What you should do:
Using the listing below, please print exactly the lines from the one with "Reproduce this chart with matplotlib." through the one with "plt.rcParams['font.family'] = ['Liberation". Leave out every picture.

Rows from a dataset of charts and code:
==========

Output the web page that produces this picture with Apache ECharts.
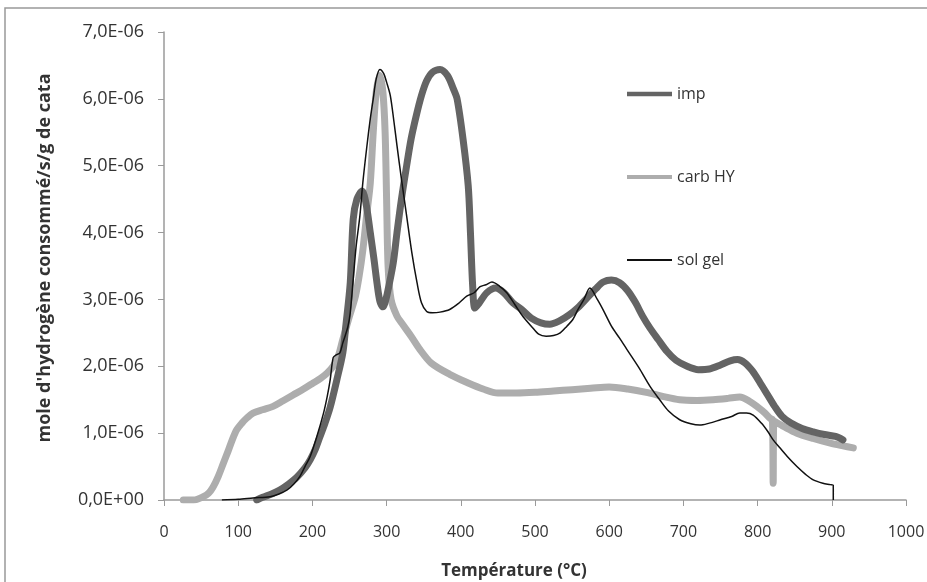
<!DOCTYPE html>
<html>
<head>
<meta charset="utf-8">
<script src="https://cdn.jsdelivr.net/npm/echarts@6/dist/echarts.min.js"></script>
<style>html,body{margin:0;padding:0;background:#fff}#c{width:927px;height:582px}</style>
</head>
<body>
<div id="c"></div>
<script>
// Values in units of 1E-06 mol H2 / s / g
const SCALE = 1e-6;
const impX = [125,133,145,156,168,179,190,197,204,210,217,224,233,241,245,251,255,260,267,272,278,283,287,291,295,299,303,309,314,320,327,333,340,347,354,362,372,382,390,395,403,410,413,416,419,425,435,447,458,470,482,495,508,520,533,546,558,570,582,592,603,614,625,635,645,655,666,678,690,705,720,735,750,763,773,783,793,803,813,823,833,845,860,875,890,905,915];
const impY = [0,0.04,0.09,0.15,0.24,0.34,0.48,0.6,0.76,0.94,1.15,1.39,1.8,2.2,2.6,3.25,4.2,4.5,4.62,4.45,4.0,3.6,3.25,2.97,2.89,3.0,3.2,3.55,4.0,4.5,5.0,5.4,5.75,6.05,6.27,6.4,6.44,6.35,6.15,6.0,5.4,4.7,4.0,3.2,2.87,2.95,3.1,3.17,3.1,2.95,2.85,2.72,2.65,2.63,2.68,2.77,2.88,3.02,3.16,3.26,3.29,3.25,3.13,2.96,2.75,2.57,2.4,2.22,2.09,2.0,1.95,1.96,2.02,2.08,2.1,2.05,1.93,1.76,1.58,1.4,1.25,1.15,1.07,1.02,0.98,0.95,0.9];

const carbX = [26,40,53,60,66,73,80,86,92,98,105,112,120,133,147,160,174,188,201,211,220,228,234,241,250,258,263,268,273,278,282,286,291,295,298,300,302,306,314,322,333,345,360,385,410,430,450,475,500,525,550,575,600,625,650,672,695,718,740,760,776,790,800,810,817,820,821,822,835,853,875,898,915,929];
const carbY = [0,0,0.05,0.1,0.19,0.35,0.55,0.72,0.9,1.05,1.15,1.23,1.3,1.35,1.4,1.48,1.57,1.66,1.75,1.82,1.9,2.0,2.12,2.4,2.75,3.05,3.35,3.74,4.25,4.74,5.5,6.1,6.35,6.1,5.5,4.5,3.5,3.0,2.75,2.62,2.45,2.25,2.05,1.88,1.75,1.66,1.6,1.6,1.61,1.63,1.65,1.67,1.69,1.66,1.61,1.55,1.5,1.49,1.5,1.52,1.54,1.47,1.39,1.3,1.22,1.2,0.25,1.18,1.1,1.0,0.92,0.85,0.81,0.78];

const solX = [78,100,120,143,155,166,175,183,190,197,206,215,220,224,228,232,237,241,244,248,251,255,259,264,268,273,278,282,286,291,296,300,305,310,314,320,327,334,341,347,354,362,372,385,398,408,418,426,434,442,452,462,473,484,495,505,515,525,534,543,551,558,566,574,584,592,603,614,624,640,655,668,680,695,710,722,735,750,765,776,785,794,805,814,821,830,840,853,865,875,888,898,902,902];
const solY = [0,0.01,0.03,0.05,0.09,0.15,0.24,0.35,0.5,0.65,0.95,1.3,1.55,1.8,2.13,2.17,2.2,2.35,2.45,2.6,2.8,3.3,3.8,4.25,4.75,5.25,5.7,6.0,6.3,6.44,6.38,6.25,6.05,5.65,5.3,4.8,4.25,3.7,3.25,2.95,2.82,2.8,2.81,2.85,2.95,3.05,3.1,3.19,3.22,3.26,3.2,3.1,2.92,2.74,2.6,2.48,2.45,2.46,2.5,2.6,2.7,2.85,3.0,3.17,3.0,2.84,2.6,2.42,2.25,1.98,1.7,1.5,1.33,1.2,1.14,1.12,1.15,1.2,1.25,1.3,1.3,1.27,1.15,1.02,0.9,0.78,0.65,0.5,0.38,0.3,0.25,0.23,0.22,0];

const yTickLabels = ['0,0E+00','1,0E-06','2,0E-06','3,0E-06','4,0E-06','5,0E-06','6,0E-06','7,0E-06'];
const seriesNames = ['imp','carb HY','sol gel'];

function pairs(xs, ys){ return xs.map((x,i)=>[x, ys[i]*SCALE]); }

const chart = echarts.init(document.getElementById('c'), null, {renderer:'canvas'});
const fontMain = "'Open Sans', 'DejaVu Sans', sans-serif";
chart.setOption({
  animation:false,
  backgroundColor:'#fff',
  grid:{left:164, right:21, top:32, bottom:82, containLabel:false, outerBoundsMode:'none'},
  graphic:[{type:'rect', shape:{x:5,y:8,width:1000,height:1000}, style:{fill:'none', stroke:'#999', lineWidth:1.5}, silent:true}],
  legend:{
    orient:'vertical', left:627, top:86, padding:0, itemGap:67, itemWidth:45, itemHeight:14,
    textStyle:{fontFamily:fontMain, fontSize:16, color:'#333'},
    data:[
      {name:seriesNames[0], icon:'path://M0,0L45,0L45,4.5L0,4.5Z', itemStyle:{color:'#646464'}},
      {name:seriesNames[1], icon:'path://M0,0L45,0L45,4L0,4Z', itemStyle:{color:'#adadad'}},
      {name:seriesNames[2], icon:'path://M0,0L45,0L45,2.2L0,2.2Z', itemStyle:{color:'#111'}}
    ]
  },
  xAxis:{
    type:'value', min:0, max:1000, interval:100,
    name:'Température (°C)', nameLocation:'middle', nameGap:63,
    nameTextStyle:{fontFamily:fontMain, fontSize:17, fontWeight:'bold', color:'#333', padding:[0,42,0,0]},
    axisLine:{show:true, onZero:false, lineStyle:{color:'#9a9a9a', width:1.5}},
    axisTick:{show:true, inside:false, length:6, lineStyle:{color:'#9a9a9a'}},
    axisLabel:{margin:24, fontFamily:fontMain, fontSize:16, color:'#333', formatter:(v)=>String(v)},
    splitLine:{show:false}
  },
  yAxis:{
    type:'value', min:0, max:7e-6, interval:1e-6,
    name:"mole d'hydrogène consommé/s/g de cata", nameLocation:'middle', nameGap:110,
    nameTextStyle:{fontFamily:fontMain, fontSize:18, fontWeight:'bold', color:'#333', padding:[0,0,0,16]},
    axisLine:{show:true, lineStyle:{color:'#9a9a9a', width:1.5}},
    axisTick:{show:true, inside:false, length:6, lineStyle:{color:'#9a9a9a'}},
    axisLabel:{margin:20, fontFamily:fontMain, fontSize:18, color:'#333',
      formatter:(v)=>yTickLabels[Math.round(v/SCALE)]},
    splitLine:{show:false}
  },
  series:[
    {name:seriesNames[0], type:'line', symbol:'none', smooth:0.3, data:pairs(impX, impY), lineStyle:{width:7, color:'#646464', cap:'round', join:'round'}, itemStyle:{color:'#646464'}, z:3},
    {name:seriesNames[1], type:'line', symbol:'none', smooth:0.3, data:pairs(carbX, carbY), lineStyle:{width:7, color:'#adadad', cap:'round', join:'round'}, itemStyle:{color:'#adadad'}, z:2},
    {name:seriesNames[2], type:'line', symbol:'none', smooth:0.3, data:pairs(solX, solY), lineStyle:{width:1.5, color:'#111', join:'round'}, itemStyle:{color:'#111'}, z:4}
  ]
});
</script>
</body>
</html>
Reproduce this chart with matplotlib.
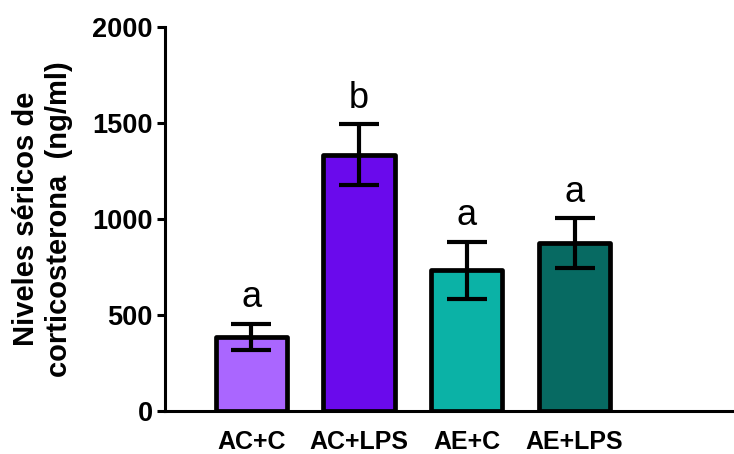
import numpy as np
import matplotlib
matplotlib.use('Agg')
import matplotlib.pyplot as plt

plt.rcParams['font.family'] = ['Liberation Sans', 'DejaVu Sans']

groups = ['AC+C', 'AC+LPS', 'AE+C', 'AE+LPS']
means = [385, 1335, 732, 875]
errs = [68, 158, 148, 128]
letters = ['a', 'b', 'a', 'a']
colors = ['#AA66FF', '#6A0AEC', '#0BB2A6', '#076A62']

fig = plt.figure(figsize=(7.34, 4.54), dpi=100)
ax = fig.add_axes([0.2248, 0.0947, 0.7752, 0.8458])

x = np.arange(len(groups))
bars = ax.bar(x, means, width=0.66, color=colors, edgecolor='black',
              linewidth=3.4, zorder=2)
for b in bars:
    b.set_joinstyle('round')

ax.errorbar(x, means, yerr=errs, fmt='none', ecolor='black', elinewidth=3.0,
            capsize=14.5, capthick=3.0, zorder=3)

for xi, m, e, lab in zip(x, means, errs, letters):
    ax.annotate(lab, (xi, m + e), xytext=(0, 12), textcoords='offset points',
                ha='center', va='baseline', fontsize=26)

ax.set_xlim(-0.8, 4.48)
ax.set_ylim(0, 2000)
ax.set_yticks([0, 500, 1000, 1500, 2000])
ax.set_xticks(x)
ax.set_xticklabels(groups, fontsize=18, fontweight='bold')
ax.tick_params(axis='x', length=0, pad=14)
ax.tick_params(axis='y', length=6, width=2.2, labelsize=19.5, pad=3)
for lab in ax.get_yticklabels():
    lab.set_fontweight('bold')

ax.spines['top'].set_visible(False)
ax.spines['right'].set_visible(False)
ax.spines['left'].set_linewidth(2.2)
ax.spines['bottom'].set_linewidth(2.2)

ax.set_ylabel('Niveles séricos de\ncorticosterona  (ng/ml)', fontsize=21,
              fontweight='bold', labelpad=14)

fig.savefig('out.png', dpi=100)
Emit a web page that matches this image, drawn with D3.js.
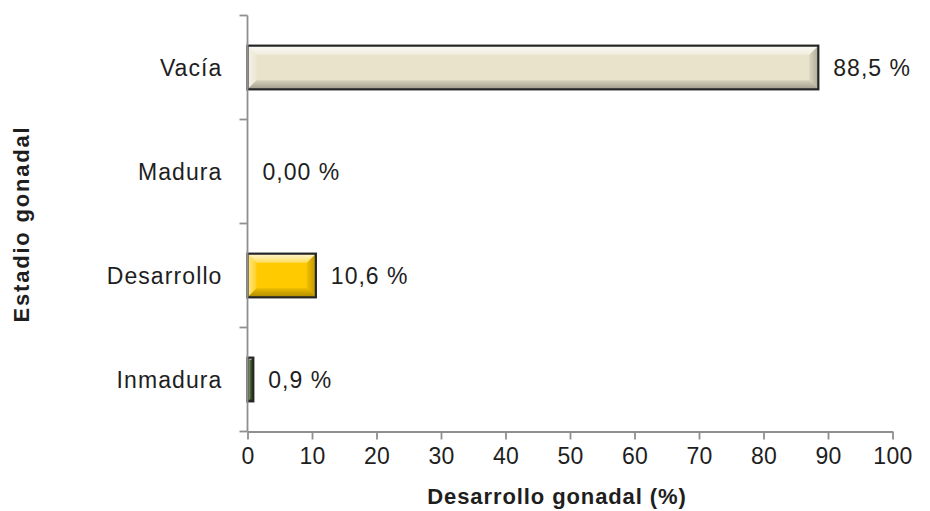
<!DOCTYPE html>
<html>
<head>
<meta charset="utf-8">
<script src="https://cdn.jsdelivr.net/npm/d3@7"></script>
<style>
  html, body { margin: 0; padding: 0; background: #fff; }
  svg { display: block; font-family: "Liberation Sans", Arial, sans-serif; }
</style>
</head>
<body>
<svg id="chart" width="930" height="511"></svg>
<script>
// Gonadal stage distribution (%)
const categories = ["Vacía", "Madura", "Desarrollo", "Inmadura"];
const values = [88.5, 0.0, 10.6, 0.9];
const decimals = [1, 2, 1, 1];
const barColors = ["#E9E3CC", "#E9E3CC", "#FFCA00", "#3C5A24"];
const xTicks = [0, 10, 20, 30, 40, 50, 60, 70, 80, 90, 100];
const xTitle = "Desarrollo gonadal (%)";
const yTitle = "Estadio gonadal";

const svg = d3.select("#chart");
const axisColor = "#8f8f8f";
const textColor = "#1e1e1e";

const x = d3.scaleLinear().domain([0, 100]).range([247.5, 892.5]);
const y = d3.scaleBand()
  .domain(categories)
  .range([15.5, 431.5])
  .paddingInner(0.58)
  .paddingOuter(0.29);

const es = d3.formatLocale({ decimal: ",", thousands: ".", grouping: [3], currency: ["", "€"] });

// Gradients for the bevel edges
const defs = svg.append("defs");
const grad = (id, x2, y2, stops) => {
  const lg = defs.append("linearGradient").attr("id", id)
    .attr("x1", 0).attr("y1", 0).attr("x2", x2).attr("y2", y2);
  stops.forEach(s => lg.append("stop").attr("offset", s[0])
    .attr("stop-color", s[1]).attr("stop-opacity", s[2]));
};
grad("bevTop", 0, 1, [[0, "#fff", 0.85], [1, "#fff", 0.35]]);
grad("bevLeft", 1, 0, [[0, "#fff", 0.55], [1, "#fff", 0.15]]);
grad("bevBottom", 0, 1, [[0, "#000", 0.08], [1, "#000", 0.32]]);
grad("bevRight", 1, 0, [[0, "#000", 0.06], [1, "#000", 0.25]]);

// Bars with a bevelled face
const bars = svg.append("g");
categories.forEach((c, i) => {
  const v = values[i];
  if (v <= 0) return;
  const x0 = x(0), x1 = x(v);
  const w = x1 - x0, h = y.bandwidth();
  const y0 = y(c);
  const b = Math.min(9, w / 2, h / 2);
  const g = bars.append("g");
  g.append("rect").attr("x", x0).attr("y", y0).attr("width", w).attr("height", h)
    .attr("fill", barColors[i]);
  const poly = (pts, fill) => g.append("polygon")
    .attr("points", pts.map(p => p.join(",")).join(" "))
    .attr("fill", fill);
  poly([[x0, y0], [x1, y0], [x1 - b, y0 + b], [x0 + b, y0 + b]], "url(#bevTop)");
  poly([[x0, y0], [x0 + b, y0 + b], [x0 + b, y0 + h - b], [x0, y0 + h]], "url(#bevLeft)");
  poly([[x0, y0 + h], [x0 + b, y0 + h - b], [x1 - b, y0 + h - b], [x1, y0 + h]], "url(#bevBottom)");
  poly([[x1, y0], [x1, y0 + h], [x1 - b, y0 + h - b], [x1 - b, y0 + b]], "url(#bevRight)");
  g.append("rect").attr("x", x0).attr("y", y0).attr("width", w).attr("height", h)
    .attr("fill", "none").attr("stroke", "#262626").attr("stroke-width", 2.2);
});

// Value labels
svg.append("g").selectAll("text")
  .data(categories)
  .join("text")
  .attr("x", (c, i) => x(values[i]) + 15)
  .attr("y", c => y(c) + y.bandwidth() / 2)
  .attr("dy", "0.35em")
  .attr("font-size", 23)
  .attr("letter-spacing", 1.0)
  .attr("fill", textColor)
  .text((c, i) => es.format("." + decimals[i] + "f")(values[i]) + " %");

// X axis
const xAxis = svg.append("g")
  .attr("transform", `translate(0,${y.range()[1]})`)
  .call(d3.axisBottom(x).tickValues(xTicks).tickSize(8).tickSizeOuter(0).tickPadding(8));
xAxis.selectAll("path, line").attr("stroke", axisColor).attr("stroke-width", 1.8);
xAxis.selectAll("text").attr("font-size", 23).attr("letter-spacing", 0.3)
  .attr("fill", textColor).attr("font-family", "Liberation Sans, Arial, sans-serif");

// Y axis: line, boundary ticks, category labels
const yAxis = svg.append("g");
const [r0, r1] = y.range();
yAxis.append("line").attr("x1", x(0)).attr("x2", x(0)).attr("y1", r0).attr("y2", r1)
  .attr("stroke", axisColor).attr("stroke-width", 1.8);
d3.range(categories.length + 1).forEach(k => {
  const ty = r0 + k * y.step();
  yAxis.append("line").attr("x1", x(0) - 8).attr("x2", x(0)).attr("y1", ty).attr("y2", ty)
    .attr("stroke", axisColor).attr("stroke-width", 1.8);
});
yAxis.selectAll("text.cat")
  .data(categories)
  .join("text")
  .attr("class", "cat")
  .attr("x", x(0) - 25)
  .attr("y", c => y(c) + y.bandwidth() / 2)
  .attr("dy", "0.35em")
  .attr("text-anchor", "end")
  .attr("font-size", 23)
  .attr("letter-spacing", 1.1)
  .attr("fill", textColor)
  .text(c => c);

// Axis titles
svg.append("text")
  .attr("x", 557).attr("y", 504)
  .attr("text-anchor", "middle")
  .attr("font-size", 22).attr("font-weight", "bold").attr("letter-spacing", 0.9)
  .attr("fill", textColor)
  .text(xTitle);

svg.append("text")
  .attr("transform", "translate(29,224) rotate(-90)")
  .attr("text-anchor", "middle")
  .attr("font-size", 22).attr("font-weight", "bold").attr("letter-spacing", 1.8)
  .attr("fill", textColor)
  .text(yTitle);
</script>
</body>
</html>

==========

Solution to this problem:
Reproduce this chart with matplotlib.
import numpy as np
import matplotlib
matplotlib.use('Agg')
import matplotlib.pyplot as plt

plt.rcParams['font.family'] = ['Liberation Sans', 'DejaVu Sans']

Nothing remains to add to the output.